WE RENT car park space next door and underneath our building. Last year we received a taxe d’habitation demand for it for the first time after we had been here three years. As a parking space is not for living in, is this right? C. H.

Any property owned or rented gives rise to taxe d’habitation and foncière, the former being due by the person using it, the owner paying the latter.
A charge on a private parking space is legitimate.

As to the reason for the delay in charging, then the first is that the charge is only due on the person in the property on January 1 each year, unless whoever does pay the charge decides to time apportion it between the people who have shared the property during the course of the calendar year but in that case this is an arrangement between the users of the property.
For this reason, if you were not using the property on January 1 of the first year you had use of the parking space, then that is one year for which you would have avoided the charge.

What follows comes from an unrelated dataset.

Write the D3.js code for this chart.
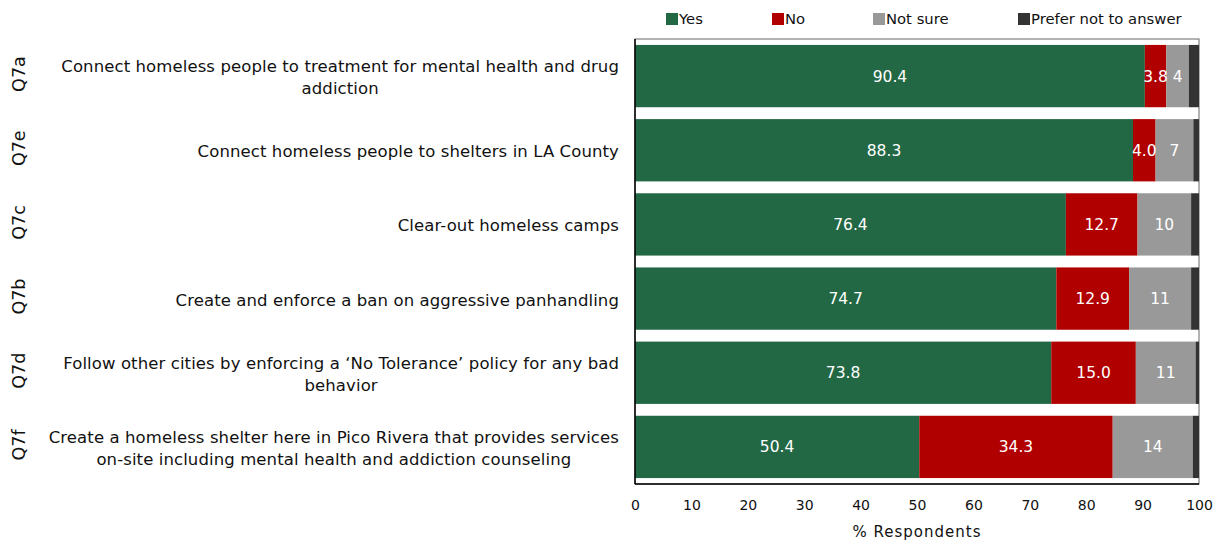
<!DOCTYPE html>
<html>
<head>
<meta charset="utf-8">
<script src="https://cdn.jsdelivr.net/npm/d3@7"></script>
<style>
  html, body { margin: 0; padding: 0; background: #fff; }
  svg { display: block; font-family: "DejaVu Sans", sans-serif; }
</style>
</head>
<body>
<svg id="chart" width="1214" height="542"></svg>
<script>
// Question codes, top to bottom
const codes = ["Q7a", "Q7e", "Q7c", "Q7b", "Q7d", "Q7f"];
// Question wording, with manual line breaks
const questions = [
  "Connect homeless people to treatment for mental health and drug\naddiction",
  "Connect homeless people to shelters in LA County",
  "Clear-out homeless camps",
  "Create and enforce a ban on aggressive panhandling",
  "Follow other cities by enforcing a \u2018No Tolerance\u2019 policy for any bad\nbehavior",
  "Create a homeless shelter here in Pico Rivera that provides services\non-site including mental health and addiction counseling"
];
// Response shares (%) per question
const yesValues      = [90.4, 88.3, 76.4, 74.7, 73.8, 50.4];
const noValues       = [3.8, 4.0, 12.7, 12.9, 15.0, 34.3];
const notSureValues  = [4.0, 6.7, 9.5, 11.0, 10.6, 14.2];
const preferValues   = [1.8, 1.0, 1.4, 1.4, 0.6, 1.1];

const seriesNames  = ["Yes", "No", "Not sure", "Prefer not to answer"];
const seriesColors = ["#236845", "#b10000", "#999999", "#333333"];
const xTicks = [0, 10, 20, 30, 40, 50, 60, 70, 80, 90, 100];
const xTitle = "% Respondents";

const rows = codes.map((c, i) => ({
  code: c, label: questions[i],
  "Yes": yesValues[i], "No": noValues[i],
  "Not sure": notSureValues[i], "Prefer not to answer": preferValues[i]
}));

const svg = d3.select("#chart");
const plot = { left: 635, right: 1199, top: 39, bottom: 484 };

const x = d3.scaleLinear().domain([0, 100]).range([plot.left, plot.right]);
const y = d3.scaleBand().domain(codes).range([plot.top, plot.bottom]).paddingInner(0.16).paddingOuter(0.08);
const color = d3.scaleOrdinal().domain(seriesNames).range(seriesColors);

const stacked = d3.stack().keys(seriesNames)(rows);

// Plot frame
svg.append("rect")
  .attr("x", plot.left).attr("y", plot.top)
  .attr("width", plot.right - plot.left).attr("height", plot.bottom - plot.top)
  .attr("fill", "none").attr("stroke", "#666").attr("stroke-width", 1);

// Stacked bars
const layers = svg.append("g").selectAll("g").data(stacked).join("g")
  .attr("fill", d => color(d.key));
layers.selectAll("rect").data(d => d).join("rect")
  .attr("x", d => x(d[0]))
  .attr("y", d => y(d.data.code))
  .attr("width", d => x(d[1]) - x(d[0]))
  .attr("height", y.bandwidth());

// Left and bottom axis lines
svg.append("line")
  .attr("x1", plot.left).attr("x2", plot.left)
  .attr("y1", plot.top).attr("y2", plot.bottom)
  .attr("stroke", "#000").attr("stroke-width", 1.5);
svg.append("line")
  .attr("x1", plot.left).attr("x2", plot.right)
  .attr("y1", plot.bottom).attr("y2", plot.bottom)
  .attr("stroke", "#000").attr("stroke-width", 1.5);

// Value labels (Yes/No with one decimal, Not sure rounded)
const fmt1 = d3.format(".1f"), fmt0 = d3.format(".0f");
stacked.slice(0, 3).forEach((layer, li) => {
  svg.append("g").selectAll("text").data(layer).join("text")
    .attr("x", d => (x(d[0]) + x(d[1])) / 2)
    .attr("y", d => y(d.data.code) + y.bandwidth() / 2)
    .attr("dy", "0.36em")
    .attr("text-anchor", "middle")
    .attr("fill", "#fff")
    .attr("font-size", 15.5)
    .text(d => li === 2 ? fmt0(d[1] - d[0]) : fmt1(d[1] - d[0]));
});

// X axis
const xAxis = svg.append("g")
  .attr("transform", `translate(0,${plot.bottom})`)
  .call(d3.axisBottom(x).tickValues(xTicks).tickSize(0).tickPadding(16).tickFormat(d3.format("d")));
xAxis.select(".domain").remove();
xAxis.selectAll("text").attr("font-size", 14).attr("fill", "#111")
  .attr("font-family", "DejaVu Sans, sans-serif");

svg.append("text")
  .attr("x", (plot.left + plot.right) / 2).attr("y", 537)
  .attr("text-anchor", "middle").attr("font-size", 15).attr("fill", "#111")
  .attr("letter-spacing", 1)
  .text(xTitle);

// Question text: right-aligned block, lines centred within it
const labelRight = 619, lineH = 22;
rows.forEach(r => {
  const lines = r.label.split("\n");
  const g = svg.append("g");
  const cy = y(r.code) + y.bandwidth() / 2 + 1;
  const t = g.selectAll("text").data(lines).join("text")
    .attr("font-size", 16.5).attr("fill", "#111")
    .attr("letter-spacing", 0.1)
    .attr("text-anchor", "middle")
    .attr("dy", "0.36em")
    .text(d => d);
  const maxW = d3.max(t.nodes(), n => n.getComputedTextLength());
  t.attr("x", labelRight - maxW / 2)
   .attr("y", (d, i) => cy + (i - (lines.length - 1) / 2) * lineH);
});

// Question codes, rotated
svg.append("g").selectAll("text").data(codes).join("text")
  .attr("transform", d => `translate(19,${y(d) + y.bandwidth() / 2 - 2}) rotate(-90)`)
  .attr("text-anchor", "middle").attr("dy", "0.36em")
  .attr("font-size", 17.5).attr("fill", "#111")
  .text(d => d);

// Legend
const legendX = [666, 772, 873, 1018];
const legend = svg.append("g").selectAll("g").data(seriesNames).join("g")
  .attr("transform", (d, i) => `translate(${legendX[i]},13)`);
legend.append("rect").attr("width", 12).attr("height", 12).attr("fill", d => color(d));
legend.append("text").attr("x", 13).attr("y", 6).attr("dy", "0.36em")
  .attr("font-size", 14.8).attr("fill", "#111").text(d => d);
</script>
</body>
</html>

The second reason is sometimes it takes time for the information about the new people in a property to filter through to the relevant departments that issue these bills, so yes, there are occasions when years are missed.

Thirdly, when people move out, sometimes the tax office does not have the new address to which to send the bills that are relevant to them.

Consequently, it is only when the tax office finds the previous tenant, that they learn of the new tenant - you - and, with time taken to find all this out, as for the above point, years can be missed.
However the charge can be levied for the current and the previous tax year. The tax office will evidently issue the current year’s charge first but may, subsequently, issue the previous year’s charge.